Gündem

AKP'li Külünk: 17 Aralık operasyonu günah işleme özgürlüğüne müdahale

AKP İstanbul Milletvekili Metin Külünk: Bu bireyin günah işleme özgürlüğüne ‘Hayır, sen günah işleyemezsin’ baskısıdır. Böyle bir rolü kimsenin yok

05 Mart 2014 23:51

AKP İstanbul Milletvekili Metin Külünk 17 Aralık operasyonuyla “insanların günah işleme özgürlüğüne müdahale edildiğini” savundu.

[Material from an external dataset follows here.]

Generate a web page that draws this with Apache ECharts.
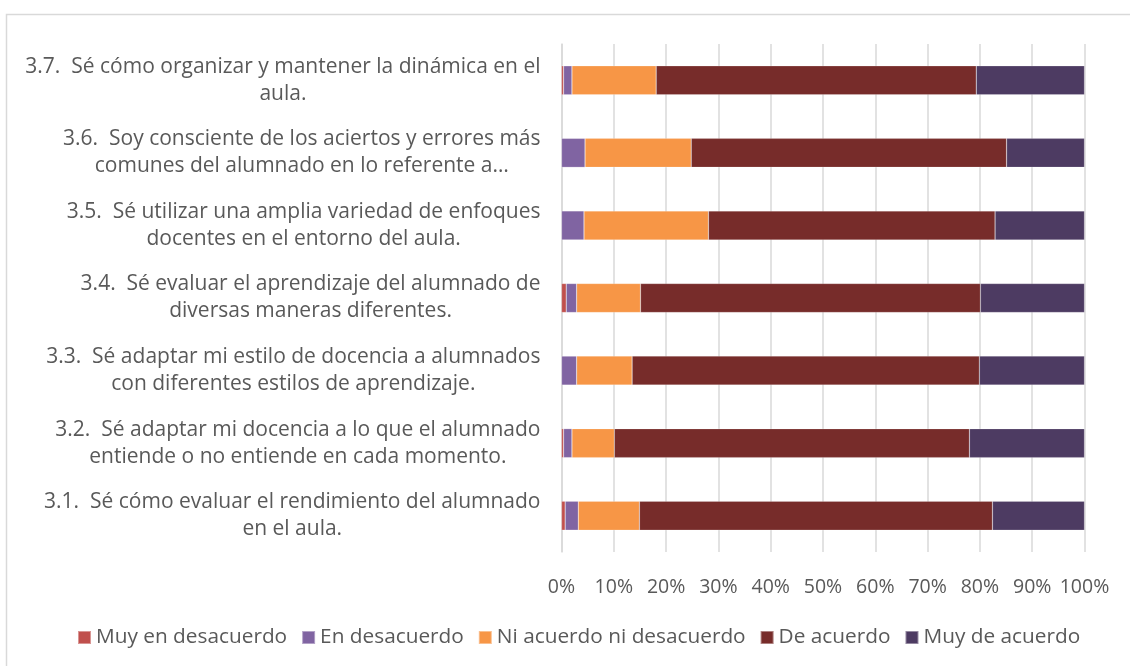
<!DOCTYPE html>
<html>
<head>
<meta charset="utf-8">
<style>
  html, body { margin: 0; padding: 0; background: #fff; }
  #chart { width: 1130px; height: 666px; }
</style>
<script src="https://cdn.jsdelivr.net/npm/echarts@6/dist/echarts.min.js"></script>
</head>
<body>
<div id="chart"></div>
<script>
// items from bottom (3.1) to top (3.7)
var categories = [
  '3.1.  Sé cómo evaluar el rendimiento del alumnado\nen el aula.',
  '3.2.  Sé adaptar mi docencia a lo que el alumnado\nentiende o no entiende en cada momento.',
  '3.3.  Sé adaptar mi estilo de docencia a alumnados\ncon diferentes estilos de aprendizaje.',
  '3.4.  Sé evaluar el aprendizaje del alumnado de\ndiversas maneras diferentes.',
  '3.5.  Sé utilizar una amplia variedad de enfoques\ndocentes en el entorno del aula.',
  '3.6.  Soy consciente de los aciertos y errores más\ncomunes del alumnado en lo referente a…',
  '3.7.  Sé cómo organizar y mantener la dinámica en el\naula.'
];
var seriesNames = ['Muy en desacuerdo', 'En desacuerdo', 'Ni acuerdo ni desacuerdo', 'De acuerdo', 'Muy de acuerdo'];
var muyDesacuerdo = [0.7, 0.4, 0, 0.9, 0, 0, 0.4];
var desacuerdo    = [2.5, 1.6, 2.9, 2.0, 4.3, 4.5, 1.6];
var niNi          = [11.7, 8.1, 10.6, 12.2, 23.8, 20.3, 16.1];
var deAcuerdo     = [67.5, 67.9, 66.4, 65.0, 54.8, 60.3, 61.2];
var muyAcuerdo    = [17.6, 22.0, 20.1, 19.9, 17.1, 14.9, 20.7];
var colors = ['#C0504D', '#8064A2', '#F79646', '#772C2A', '#4D3B62'];

var dom = document.getElementById('chart');
var myChart = echarts.init(dom);
var allData = [muyDesacuerdo, desacuerdo, niNi, deAcuerdo, muyAcuerdo];
var series = [];
for (var i = 0; i < seriesNames.length; i++) {
  series.push({
    name: seriesNames[i],
    type: 'bar',
    stack: 'total',
    barWidth: 29,
    data: allData[i],
    itemStyle: { color: colors[i], borderColor: 'rgba(255,255,255,0.4)', borderWidth: 0.5 }
  });
}
var font = '"Open Sans", Lato, sans-serif';
var option = {
  animation: false,
  color: colors,
  textStyle: { fontFamily: font },
  graphic: [{
    type: 'rect',
    shape: { x: 6.5, y: 14.5, width: 1140, height: 670 },
    style: { fill: 'none', stroke: '#d9d9d9', lineWidth: 1.5 }
  }],
  grid: { left: 561.5, right: 45.5, top: 44, bottom: 114, containLabel: false },
  legend: {
    data: seriesNames,
    bottom: 13,
    left: 72,
    icon: 'rect',
    itemWidth: 13,
    itemHeight: 13,
    itemGap: 14,
    textStyle: { color: '#595959', fontSize: 20.8, fontFamily: font }
  },
  xAxis: {
    type: 'value',
    min: 0,
    max: 100,
    interval: 10,
    axisLine: { show: false },
    axisTick: { show: false },
    splitLine: { lineStyle: { color: '#d9d9d9', width: 1.5 } },
    axisLabel: {
      color: '#595959', fontSize: 19.5, margin: 25, fontFamily: font,
      formatter: function (v) { return v + '%'; }
    }
  },
  yAxis: {
    type: 'category',
    data: categories,
    axisLine: { show: true, lineStyle: { color: '#d9d9d9', width: 1.5 } },
    axisTick: { show: false },
    axisLabel: {
      margin: 21,
      align: 'right',
      color: '#595959',
      fontSize: 21,
      lineHeight: 27,
      fontFamily: font,
      formatter: function (v) {
        return v.split('\n').map(function (s) { return '{c|' + s + '}'; }).join('\n');
      },
      rich: {
        c: { align: 'center', color: '#595959', fontSize: 21, lineHeight: 27, fontFamily: font }
      }
    }
  },
  series: series
};
myChart.setOption(option, true);
</script>
</body>
</html>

Metin Külünk, Habertürk'te Balçiçek İlter'in sorularını cevapladı 17 Aralık operasyonunu değerlendirdi.

Külünk şunları söyledi:

 

“Bu noktada kaçırdığımız çok önemli bir ayrıntı var. Allah, insana günah işleme özgürlüğü vermiştir. Günahsızlık talep etme hakkı vermemiştir. Af dileme hakkıyla günah işleme özgürlüğü vermiştir. Hz. Peygamber günahları açan değil örtücü olan bir rahmet geleneğinin mimarıdır.

17 Aralık'ın felsefi boyutu konuşulmadı. 17 Aralık'la insanların günah işleme özgürlüğüne müdahale edildi. Günahları ortaya saçarak Allah'ın hududuna müdahale ediliyor.

17 Aralık darbe girişiminin felsefi boyutu hiç konuşulmadı. Diyanete bu noktada çok ciddi görev düşüyor.

İnsanların günahları üzerinden siyaseti çıkmaza düşürmek ya da insanların günah işleme özgürlüğünü elinden alacak şekilde bireylerin hayatlarına müdahale etmek anlayışı düşünme biçimi, muhaberat devletinden öte bir anlayıştır.

‘Günah işleyip tövbe edecek kul yaratırdım’ diyor cenab-ı hak. Şimdi siz, insanların günah işleme özgürlüğüne müdahale ediyorsunuz. Günahı özendirmek değil. Siz insanların eksiklikleri üzerinden bunu bir siyasi darbe girişimi aracı olarak kullanmaya kalktığınızda aslında Allah’ın hududuna müdahale ediyorsunuz.

Bakın Einstein Müslüman mı? Değil. Ama Einstein, Allah’ın verdiği akıl üzerinden insanlığa bilgi üretiyor.

Bu bireyin günah işleme özgürlüğüne ‘Hayır, sen günah işleyemezsin’ baskısıdır. Böyle bir rolü kimsenin yok. Bu Allah ile kul arasındaki bir ilişkiyi ya da iki insanın arasındaki birebir olan telefon görüşmelerini dinleyerek bunu bir darbe girişiminin aracı haline getirmek islam hukukun hiçbir yerinde yoktur. İnsani ve islami noktada asla özgürlük anlayışıyla hukuk anlayışıyla hiçbir karşılığı olmayan ve de hiç konuşmadığımız tarafıdır bu. Ben siyasetçiyim. Bu konuyu konuşması gereken felsefecilerdir, islam hukukçularıdır. Ama maalesef bu ülkede hepsi susuyor.”